:: Record excerpts
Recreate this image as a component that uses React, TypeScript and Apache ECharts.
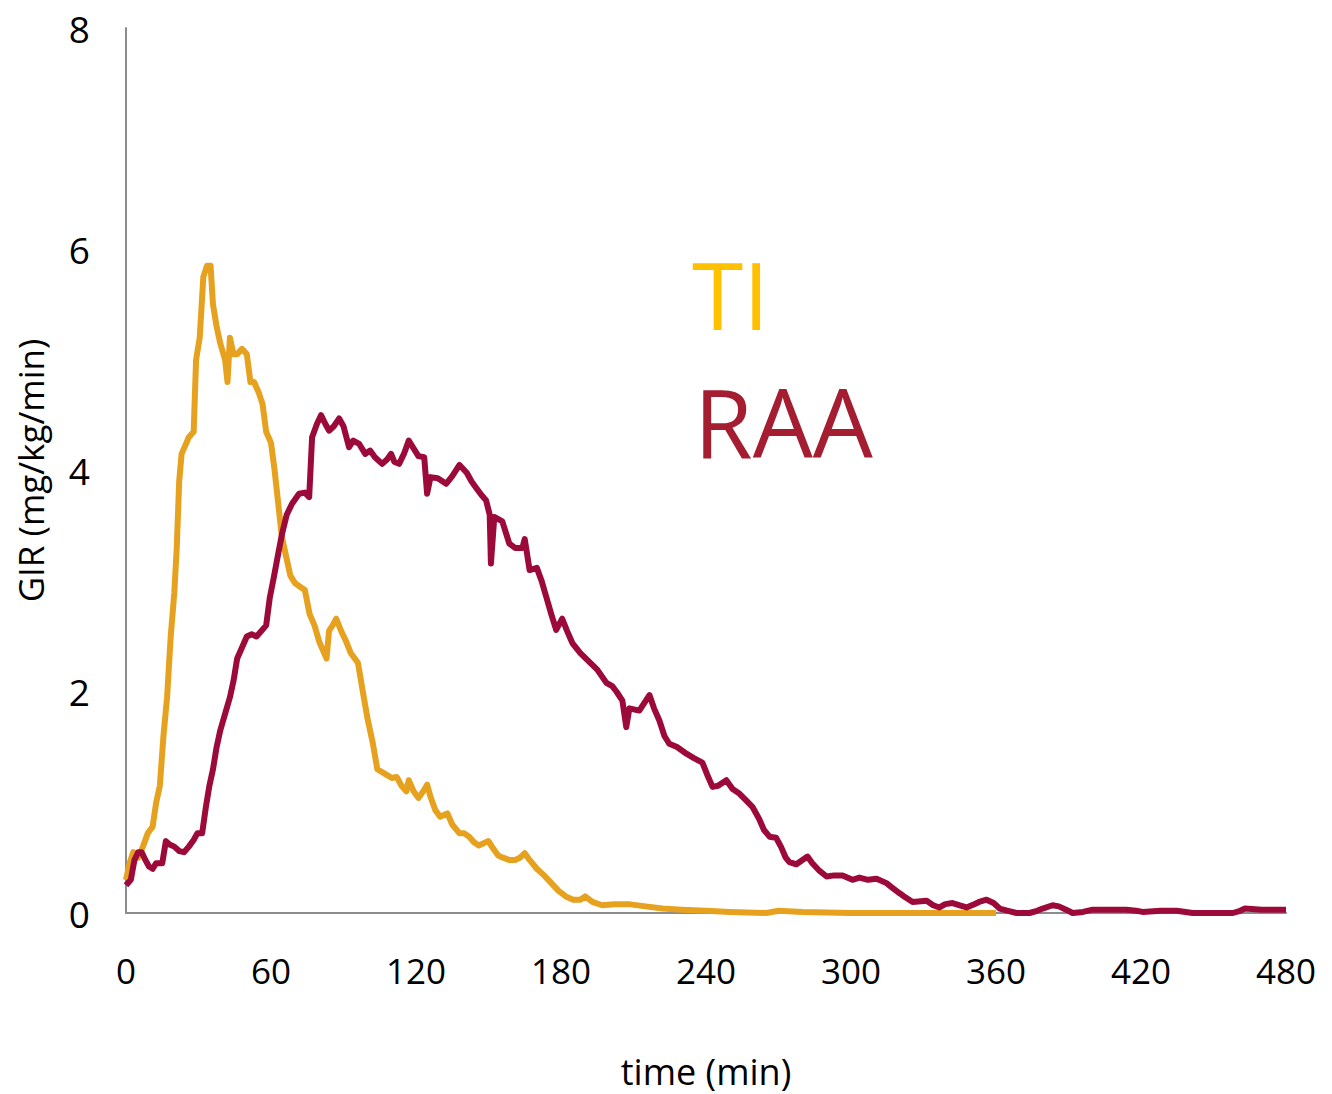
import React, { useEffect, useRef } from "react";
import * as echarts from "echarts";

// Glucose infusion rate curves, [time (min), GIR (mg/kg/min)]
const tiSeries: [number, number][] = [
  [0, 0.3], [1.5, 0.45], [3, 0.55], [5, 0.5], [7, 0.6], [9, 0.72], [11, 0.78], [12.5, 1.0],
  [14, 1.15], [15.5, 1.6], [17, 1.95], [18.5, 2.5], [20, 2.9], [21, 3.3], [22, 3.9], [23, 4.15],
  [25, 4.25], [26, 4.3], [28, 4.35], [29, 5.0], [30.5, 5.2], [32, 5.75], [33.5, 5.85], [35, 5.85],
  [36, 5.5], [37.5, 5.3], [39, 5.15], [41, 5.0], [42, 4.8], [43, 5.2], [44.5, 5.05], [46, 5.05],
  [48, 5.1], [50, 5.05], [51.5, 4.8], [53, 4.8], [55, 4.7], [56.5, 4.6], [58, 4.35], [60, 4.25],
  [61.5, 4.0], [63, 3.7], [64.5, 3.4], [66.5, 3.2], [68, 3.05], [70, 2.98], [72, 2.95], [74, 2.92],
  [76, 2.7], [78, 2.6], [80, 2.45], [82, 2.35], [83, 2.3], [84, 2.55], [85.5, 2.6], [87, 2.66],
  [89, 2.55], [91, 2.46], [93, 2.35], [96, 2.26], [98, 2.0], [100, 1.75], [102, 1.55], [104, 1.3],
  [107, 1.26], [110, 1.22], [112, 1.23], [114, 1.15], [116, 1.1], [117, 1.2], [119, 1.1], [121, 1.04],
  [123, 1.1], [124.6, 1.16], [126, 1.05], [128, 0.93], [130, 0.87], [133, 0.9], [135, 0.8], [138, 0.72],
  [140, 0.72], [142, 0.69], [144, 0.64], [146, 0.61], [148, 0.63], [150, 0.65], [152, 0.58], [154, 0.52],
  [156, 0.5], [158.5, 0.48], [161, 0.48], [163, 0.5], [165, 0.54], [167, 0.48], [170, 0.4], [173, 0.34],
  [176, 0.27], [179, 0.2], [182, 0.15], [185, 0.12], [188, 0.12], [190, 0.15], [193, 0.1], [197, 0.07],
  [202, 0.08], [208, 0.08], [215, 0.06], [222, 0.04], [230, 0.03], [240, 0.02], [250, 0.01], [265, 0.0],
  [270, 0.02], [280, 0.01], [300, 0.0], [330, 0.0], [360, 0.0],
];

const raaSeries: [number, number][] = [
  [0, 0.25], [2, 0.3], [3.5, 0.48], [5, 0.55], [6.5, 0.55], [8, 0.48], [9.5, 0.42], [11, 0.4],
  [12.5, 0.45], [15, 0.45], [16.5, 0.65], [18, 0.62], [20, 0.6], [22, 0.56], [24, 0.55], [26, 0.6],
  [28, 0.66], [29.5, 0.72], [31.5, 0.72], [33, 0.95], [34.5, 1.15], [36, 1.3], [37.5, 1.5], [39, 1.65],
  [41, 1.8], [43, 1.95], [44.5, 2.1], [46, 2.3], [48, 2.4], [50, 2.5], [52, 2.52], [54, 2.5],
  [56, 2.55], [58, 2.6], [59.5, 2.85], [61.3, 3.05], [63, 3.25], [64.6, 3.43], [66.5, 3.6], [68.7, 3.7],
  [71.6, 3.79], [74, 3.8], [75.8, 3.76], [77, 4.3], [79, 4.42], [80.7, 4.5], [82.5, 4.42], [84, 4.36],
  [86, 4.4], [88.2, 4.47], [90, 4.4], [92.3, 4.21], [94, 4.27], [96.5, 4.24], [99, 4.15], [101, 4.18],
  [103, 4.12], [106, 4.06], [108, 4.1], [109.7, 4.15], [111, 4.08], [113, 4.06], [115, 4.15], [117, 4.27],
  [119, 4.2], [121, 4.13], [123.4, 4.12], [124.6, 3.79], [126, 3.94], [129, 3.93], [132.5, 3.88], [135, 3.95],
  [138, 4.05], [141, 3.98], [143, 3.9], [145, 3.84], [147, 3.78], [149, 3.73], [150.5, 3.6], [151, 3.16],
  [152.4, 3.58], [155.7, 3.54], [158.6, 3.34], [161, 3.3], [164, 3.3], [165, 3.38], [167, 3.1], [170, 3.12],
  [172, 3.0], [174, 2.85], [176, 2.7], [178, 2.56], [180.5, 2.66], [182.5, 2.55], [184.7, 2.44], [188, 2.35],
  [191.7, 2.27], [195, 2.2], [198.8, 2.08], [201.2, 2.05], [203, 2.0], [205.4, 1.92], [207, 1.68], [208.3, 1.85],
  [212.4, 1.83], [214.5, 1.9], [216.6, 1.97], [218.5, 1.85], [220.7, 1.74], [222.8, 1.6], [224.8, 1.53], [228, 1.5],
  [231.9, 1.44], [235, 1.4], [238.5, 1.36], [240.5, 1.25], [242.7, 1.14], [245, 1.15], [248.4, 1.2], [251, 1.12],
  [253.8, 1.08], [256.5, 1.02], [259.2, 0.96], [262, 0.85], [264, 0.75], [266.3, 0.69], [269, 0.68], [271, 0.6],
  [273, 0.5], [274.5, 0.46], [277.4, 0.44], [282, 0.51], [284, 0.45], [287, 0.38], [289.9, 0.33], [293, 0.34],
  [296.5, 0.34], [300.6, 0.3], [303.5, 0.32], [307, 0.3], [310.6, 0.31], [314.7, 0.27], [317, 0.23], [320, 0.18],
  [322, 0.15], [325.5, 0.1], [331.3, 0.11], [334, 0.07], [336.6, 0.05], [339, 0.08], [342, 0.09], [345, 0.07],
  [347.8, 0.05], [351, 0.08], [353, 0.1], [356.1, 0.12], [359, 0.09], [361.5, 0.04], [365, 0.02], [368.5, 0.0],
  [373.9, 0.0], [377, 0.02], [379.3, 0.04], [383.4, 0.07], [386, 0.06], [389, 0.03], [391.7, 0.0], [396, 0.01],
  [400, 0.03], [407, 0.03], [414, 0.03], [418, 0.02], [420.7, 0.01], [428, 0.02], [434.8, 0.02], [441.4, 0.0],
  [450, 0.0], [458, 0.0], [461, 0.02], [463, 0.04], [470, 0.03], [480, 0.03],
];

const seriesNames = ["TI", "RAA"];
const xTicks = { min: 0, max: 480, interval: 60 };
const yTicks = { min: 0, max: 8, interval: 2 };
const xAxisTitle = "time (min)";
const yAxisTitle = "GIR (mg/kg/min)";

const TI_LINE = "#E6A11E";
const RAA_LINE = "#9C0A3A";
const TI_TEXT = "#FFC000";
const RAA_TEXT = "#A51D31";
const AXIS = "#8C8C8C";
const FONT = "Open Sans, sans-serif";

export default function App() {
  const ref = useRef<HTMLDivElement>(null);

  useEffect(() => {
    if (!ref.current) return;
    const chart = echarts.init(ref.current, undefined, { renderer: "svg" });
    chart.setOption({
      animation: false,
      backgroundColor: "#ffffff",
      grid: { left: 126, right: 46, top: 28, bottom: 181, containLabel: false },
      xAxis: {
        type: "value",
        min: xTicks.min,
        max: xTicks.max,
        interval: xTicks.interval,
        axisLine: { show: true, onZero: false, lineStyle: { color: AXIS, width: 2 } },
        axisTick: { show: false },
        splitLine: { show: false },
        axisLabel: { color: "#000", fontSize: 35, fontFamily: FONT, margin: 40 },
        name: xAxisTitle,
        nameLocation: "middle",
        nameGap: 140,
        nameTextStyle: { color: "#000", fontSize: 36, fontFamily: FONT },
      },
      yAxis: {
        type: "value",
        min: yTicks.min,
        max: yTicks.max,
        interval: yTicks.interval,
        axisLine: { show: true, lineStyle: { color: AXIS, width: 2 } },
        axisTick: { show: false },
        splitLine: { show: false },
        axisLabel: { color: "#000", fontSize: 37, fontFamily: FONT, margin: 36 },
        name: yAxisTitle,
        nameLocation: "middle",
        nameGap: 78,
        nameTextStyle: { color: "#000", fontSize: 35, fontFamily: FONT },
      },
      series: [
        {
          name: seriesNames[0],
          type: "line",
          data: tiSeries,
          showSymbol: false,
          lineStyle: { color: TI_LINE, width: 6, join: "round" },
          itemStyle: { color: TI_LINE },
          z: 2,
        },
        {
          name: seriesNames[1],
          type: "line",
          data: raaSeries,
          showSymbol: false,
          lineStyle: { color: RAA_LINE, width: 6, join: "round" },
          itemStyle: { color: RAA_LINE },
          z: 3,
        },
      ],
      graphic: [
        {
          type: "text",
          left: 692,
          top: 247,
          style: { text: seriesNames[0], fill: TI_TEXT, fontSize: 93, fontFamily: FONT },
        },
        {
          type: "text",
          left: 694,
          top: 373,
          style: { text: seriesNames[1], fill: RAA_TEXT, fontSize: 95, fontFamily: FONT },
        },
      ],
    });
    return () => chart.dispose();
  }, []);

  return (
    <div
      ref={ref}
      style={{ position: "fixed", left: 0, top: 0, width: 1332, height: 1094, background: "#fff" }}
    />
  );
}
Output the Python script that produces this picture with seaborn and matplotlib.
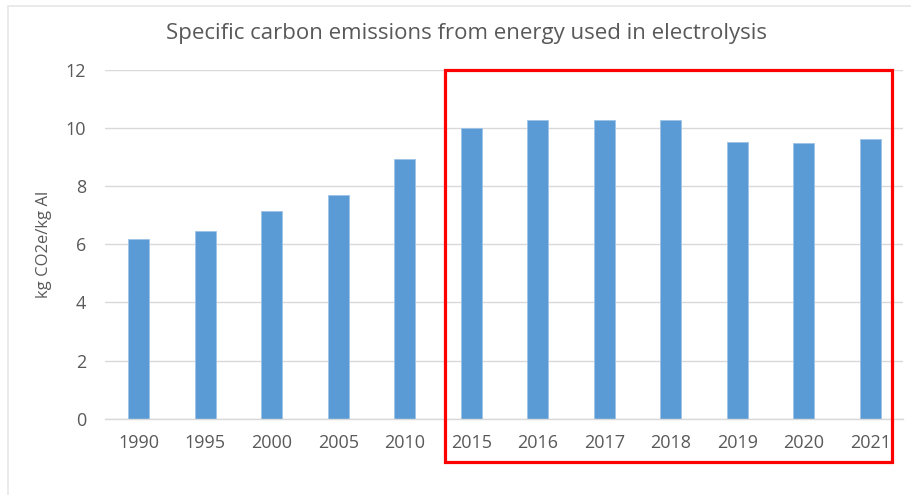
::::
● What you are asked to do
Restate word for word every line from the top of the entries above to the line with "import * as", inclusive, and skip any pictures.

● Exercise answer
Recreate this image as a component that uses React, TypeScript and Apache ECharts.
import React, { useEffect, useRef } from "react";
import * as echarts from "echarts";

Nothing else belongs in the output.